Mother’s Ruin is a gin punch I like to serve at the holiday season. Despite the name this cocktail is infused with and spice black tea and presents itself as very festive indeed.
There will be plenty of extra tea-infused sweet vermouth, which you can use in place of regular sweet vermouth in other cocktails.
- 8 white sugar cubes
- 2 ounce club soda
- 4 ounce London dry gin
- 2 ounce cinnamon orange tea-infused sweet vermouth (see below for recipe)
- 4 ounce freshly squeezed grapefruit juice (about 1 grapefruit)

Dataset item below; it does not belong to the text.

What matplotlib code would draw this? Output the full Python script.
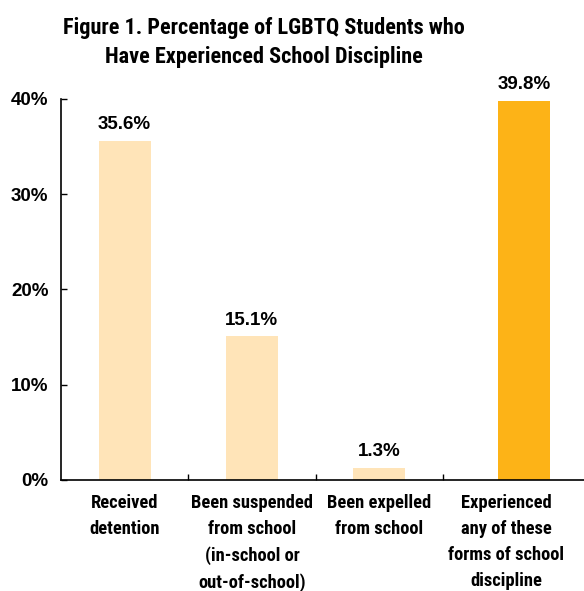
import matplotlib
matplotlib.use("Agg")
import matplotlib.pyplot as plt
import numpy as np

COND = ["Roboto Condensed", "DejaVu Sans"]
SANS = ["Liberation Sans", "DejaVu Sans"]

categories = ["Received\ndetention",
              "Been suspended\nfrom school\n(in-school or\nout-of-school)",
              "Been expelled\nfrom school",
              "Experienced\nany of these\nforms of school\ndiscipline"]
values = [35.6, 15.1, 1.3, 39.8]
value_labels = ["35.6%", "15.1%", "1.3%", "39.8%"]
yticks = [0, 10, 20, 30, 40]
ytick_labels = ["0%", "10%", "20%", "30%", "40%"]

light = "#FFE4B8"
orange = "#FDB317"
colors = [light, light, light, orange]

fig = plt.figure(figsize=(5.84, 5.91), dpi=100)
ax = fig.add_axes([61/584, 1-480/591, 1-61/584, (480-99)/591])

x = np.arange(len(categories))
bar_x = x + np.array([0, 0, 0, 0.14])
ax.bar(bar_x, values, width=0.41, color=colors, zorder=2)
for bx, v, lab in zip(bar_x, values, value_labels):
    ax.text(bx, v + 0.8, lab, ha="center", va="bottom", fontsize=13.5,
            fontweight="bold", family=SANS)

ax.set_ylim(0, 40)
ax.set_xlim(-0.5, 3.61)
ax.set_yticks(yticks)
ax.set_yticklabels(ytick_labels, fontsize=13.5, fontweight="bold", family=SANS)
ax.set_xticks([0.5, 1.5, 2.5])
ax.set_xticklabels([])
ax.tick_params(axis="y", direction="in", length=4, width=1, pad=9)
ax.tick_params(axis="x", direction="in", length=4, width=1)
for s in ["top", "right"]:
    ax.spines[s].set_visible(False)
for s in ["left", "bottom"]:
    ax.spines[s].set_linewidth(1.2)

for xi, c in zip(x, categories):
    ax.text(xi, -1.45, c, ha="center", va="top", fontsize=13.3, fontweight="bold",
            family=COND, linespacing=1.57)

fig.text(264/584, 1-42.5/591, "Figure 1. Percentage of LGBTQ Students who\nHave Experienced School Discipline",
         ha="center", va="center", fontsize=16, fontweight="bold", family=COND,
         linespacing=1.36)

fig.savefig("out.png", dpi=100)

- 2 ounce freshly squeezed lemon juice (about 1 lemon)
- 3 ounce dry Champagne (or other sparkling white wine)
- grapefruit wheels (as garnish)
To make the cocktail: In a pitcher, muddle the sugar cubes with the club soda until the sugar is fully broken up. Add the remaining ingredients (except the champagne) and fill the pitcher three-quarters full with ice cubes. Stir until cold, then strain into a punch bowl over 1 large block of ice. Top with the champagne. Garnish with the grapefruit wheels and serve with a ladle and punch glasses.
To make the tea infused vermouth: In a large container, combine 3 heaping tablespoons of cinnamon-orange tea (such as Market Spice, available at marketspice.com) and one 750-ml bottle of sweet vermouth and stir well. Let stand at room temperature for 1 ½ hours, stirring occasionally. Strain through a cheesecloth-lined sieve.